6. Automate Error Checking

Implement Controls and Validations:

  • Data Validation: Set up rules in Excel to ensure data entered meets expected criteria (e.g., positive numbers for revenues).
  • Error Flags: Use conditional formatting to highlight potential errors or inconsistencies.

Steps to Take:

  1. Validation Rules: Create validation rules for key inputs and outputs to prevent data entry errors.
  2. Error Identification: Set up error flags to quickly identify and address discrepancies.
7. Continuous Improvement

Regularly Update and Refine Your Model:

  • New Data Integration: Continuously update your model with new data as it becomes available.
  • Model Refinement: Regularly review and refine your model to improve accuracy and reliability.

Steps to Take:

  1. Data Updates: Schedule regular updates to incorporate the latest financial data and market information.
  2. Model Review: Periodically review your model’s structure and assumptions to ensure they remain valid and relevant.

The Tactic Framework in reverse

If you adopt the Tactic framework for creating financial models, reversing engineering a three-statement model will be easier.

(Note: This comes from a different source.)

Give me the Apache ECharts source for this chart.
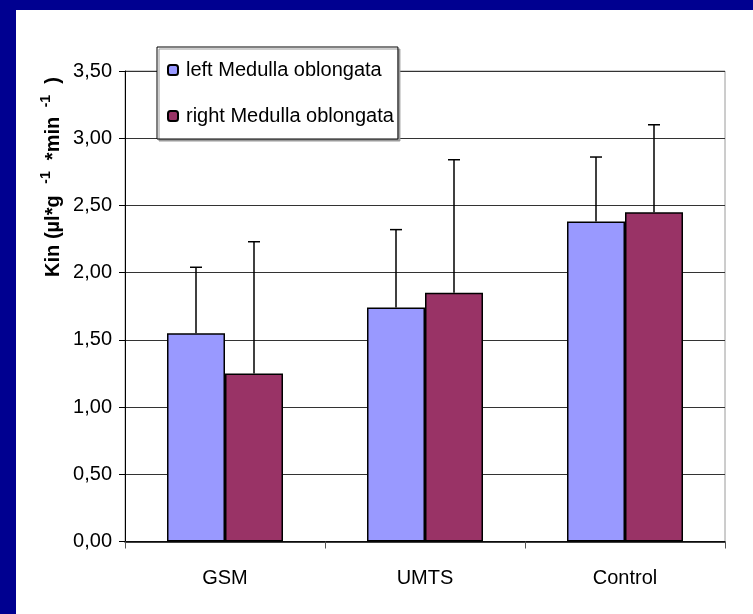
<!DOCTYPE html>
<html>
<head>
<meta charset="utf-8">
<script src="https://cdn.jsdelivr.net/npm/echarts@6/dist/echarts.min.js"></script>
<style>
  html, body { margin: 0; padding: 0; width: 753px; height: 614px; background: #000090; overflow: hidden; }
  #frame { position: absolute; left: 16px; top: 10px; width: 737px; height: 604px; background: #ffffff; box-shadow: inset 1px 1px 0 #9a9a9a; }
  #chart { position: absolute; left: 0; top: 0; width: 737px; height: 604px; }
</style>
</head>
<body>
<div id="frame"><div id="chart"></div></div>
<script>
// ---- data ----
const categories = ['GSM', 'UMTS', 'Control'];
const seriesNames = ['left Medulla oblongata', 'right Medulla oblongata'];
const leftValues = [1.55, 1.74, 2.38];
const rightValues = [1.25, 1.85, 2.45];
const leftErrors = [0.49, 0.58, 0.48];
const rightErrors = [0.98, 0.99, 0.65];
const yTickValues = [0, 0.5, 1, 1.5, 2, 2.5, 3, 3.5];
const yTickLabels = ['0,00', '0,50', '1,00', '1,50', '2,00', '2,50', '3,00', '3,50'];

const FONT = 'Liberation Sans, Arial, sans-serif';
const colors = ['#9999FF', '#993366'];
const CAT_GAP = 0.42;

function errorSeries(values, errors, side) {
  return {
    type: 'custom',
    silent: true,
    z: 5,
    data: values.map((v, i) => [i, v, errors[i]]),
    renderItem: function (params, api) {
      const idx = api.value(0);
      const v = api.value(1);
      const e = api.value(2);
      const band = api.size([1, 0])[0];
      const barW = band * (1 - CAT_GAP) / 2;
      const base = api.coord([idx, v]);
      const top = api.coord([idx, v + e]);
      const x = base[0] + side * barW / 2;
      const cap = 6;
      return {
        type: 'group',
        children: [
          { type: 'line', shape: { x1: x, y1: base[1], x2: x, y2: top[1] }, style: { stroke: '#000', lineWidth: 1.5 } },
          { type: 'line', shape: { x1: x - cap, y1: top[1], x2: x + cap, y2: top[1] }, style: { stroke: '#000', lineWidth: 1.5 } }
        ]
      };
    }
  };
}

const chart = echarts.init(document.getElementById('chart'), null, { renderer: 'canvas' });
chart.setOption({
  backgroundColor: '#ffffff',
  animation: false,
  textStyle: { fontFamily: FONT },
  grid: { left: 109, right: 28, top: 61, bottom: 72.5, show: true, borderColor: '#9a9a9a', borderWidth: 1, backgroundColor: 'transparent' },
  legend: {
    orient: 'vertical',
    left: 141,
    top: 37,
    data: seriesNames,
    itemWidth: 10,
    itemHeight: 10,
    itemGap: 26,
    padding: [13, 4, 13, 10],
    backgroundColor: '#ffffff',
    borderColor: '#000000',
    borderWidth: 1,
    borderRadius: 0,
    shadowColor: '#9a9a9a',
    shadowBlur: 0,
    shadowOffsetX: 2,
    shadowOffsetY: 2,
    textStyle: { fontFamily: FONT, fontSize: 20, color: '#000', padding: [0, 0, 0, 3] },
    selectedMode: false
  },
  xAxis: {
    type: 'category',
    data: categories,
    axisLine: { lineStyle: { color: '#000', width: 1.5 } },
    axisTick: { show: true, inside: false, length: 7, lineStyle: { color: '#555' }, alignWithLabel: false },
    axisLabel: { fontFamily: FONT, fontSize: 20, color: '#000', margin: 27 },
    splitLine: { show: false }
  },
  yAxis: {
    type: 'value',
    min: 0,
    max: 3.5,
    interval: 0.5,
    axisLine: { show: true, lineStyle: { color: '#000', width: 1 } },
    axisTick: { show: true, length: 6, lineStyle: { color: '#000' } },
    axisLabel: {
      fontFamily: FONT, fontSize: 20, color: '#000', margin: 13,
      formatter: function (v) {
        const i = yTickValues.findIndex(t => Math.abs(t - v) < 1e-9);
        return i >= 0 ? yTickLabels[i] : '';
      }
    },
    splitLine: { show: true, lineStyle: { color: '#333', width: 1 } }
  },
  graphic: [{
    type: 'text',
    x: 35,
    y: 167,
    rotation: Math.PI / 2,
    style: {
      text: '{b|Kin (µl*g}{s|   -1}{b|  *min }{s| -1}{b|  )}',
      align: 'center',
      verticalAlign: 'middle',
      rich: {
        b: { fontFamily: FONT, fontSize: 20, fontWeight: 'bold', color: '#000', lineHeight: 24, verticalAlign: 'bottom' },
        s: { fontFamily: FONT, fontSize: 14, fontWeight: 'bold', color: '#000', lineHeight: 24, verticalAlign: 'top' }
      }
    }
  }],
  series: [
    {
      name: seriesNames[0], type: 'bar', data: leftValues,
      barGap: '0%', barCategoryGap: (CAT_GAP * 100) + '%',
      itemStyle: { color: colors[0], borderColor: '#000', borderWidth: 1.5 }
    },
    {
      name: seriesNames[1], type: 'bar', data: rightValues,
      barGap: '0%', barCategoryGap: (CAT_GAP * 100) + '%',
      itemStyle: { color: colors[1], borderColor: '#000', borderWidth: 1.5 }
    },
    errorSeries(leftValues, leftErrors, -1),
    errorSeries(rightValues, rightErrors, 1)
  ]
});
</script>
</body>
</html>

You still start by the Target question which is the base of the model.  However, your Target question could be different from the one the model originally attempted to answer.  

Your target question will likely be around the reason you need to reverse engineer a model. The answer will help you determine what parts of the model you need to focus with more details ad what other parts you can use assumptions to arrive at figures close to what you have in the statements.

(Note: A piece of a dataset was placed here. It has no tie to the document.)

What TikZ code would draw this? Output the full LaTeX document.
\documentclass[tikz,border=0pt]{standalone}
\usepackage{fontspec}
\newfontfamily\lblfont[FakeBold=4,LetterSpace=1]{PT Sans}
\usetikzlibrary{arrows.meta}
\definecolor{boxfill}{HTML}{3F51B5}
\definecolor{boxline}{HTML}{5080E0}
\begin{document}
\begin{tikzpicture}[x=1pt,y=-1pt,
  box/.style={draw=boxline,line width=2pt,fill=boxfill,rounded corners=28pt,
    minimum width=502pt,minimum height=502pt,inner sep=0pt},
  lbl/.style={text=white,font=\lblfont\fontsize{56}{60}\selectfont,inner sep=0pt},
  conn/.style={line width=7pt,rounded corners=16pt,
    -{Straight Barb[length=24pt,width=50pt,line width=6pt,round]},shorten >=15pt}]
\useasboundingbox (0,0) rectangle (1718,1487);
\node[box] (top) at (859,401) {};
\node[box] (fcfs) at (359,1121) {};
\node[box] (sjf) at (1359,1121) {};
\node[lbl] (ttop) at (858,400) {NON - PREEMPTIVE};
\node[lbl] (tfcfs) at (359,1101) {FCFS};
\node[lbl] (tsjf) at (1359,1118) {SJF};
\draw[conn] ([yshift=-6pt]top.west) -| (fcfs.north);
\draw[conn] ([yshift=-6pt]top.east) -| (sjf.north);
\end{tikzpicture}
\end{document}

Continuing with the Tactic Framework, after determining the target question, list the data you would normally need to calculate the areas of main focus.  Check if you have all data, you will need and if you don't, try to fill the gaps with data about the market, such as industry's averages, competitors' data, etc.

You will need to recreate all the calculations (that's the C of the framework).  They can get very close to the calculations used originally to build the model, but if you arrive in very different results, iterate with the model until you have accounted for all the parts of the calculation.  You will know you've arrived at the right point when you can validate the insights ( letter I in the framework).  To validate the insights, you will need to build tools such as sensitivity analysis and scenarios.   Find more about the Tactic Framework.

Conclusion

Reverse engineering a financial model is a powerful skill that can help you understand, replicate, and improve complex financial models. Let’s recap the key steps and takeaways:

  1. Understanding Reverse Engineering in Finance: We started by defining reverse engineering and exploring its key benefits, such as replicating competitor models, validating assumptions, and conducting ad hoc analyses.
  2. Preparing Your Tools and Data: We highlighted essential tools like Excel, Power BI, and SQL. We also discussed gathering comprehensive financial statements, market data, and internal databases to build a robust model.
  3. Breaking Down the Three Statements: We divided the financial model into key sections: business model, expenses, operations, assets and investments, capital structure, and other relevant information. Each section provided detailed guidance on understanding and analyzing the company’s financials.
  4. Validating and Fine-Tuning the Model: We emphasized the importance of cross-checking with historical data, conducting sensitivity analysis, reconciling differences, benchmarking, peer review, automating error checking, and continuously improving the model.

By following this playbook, you will be well-equipped to reverse engineer any financial model, making it easier to replicate competitor models, validate your own assumptions, and conduct detailed ad hoc analyses. This skill is invaluable for financial professionals looking to gain deeper insights and make more informed decisions.

I encourage you to apply these steps to your own work. With practice, you'll become proficient in reverse engineering financial models, turning complex financial puzzles into clear, actionable insights.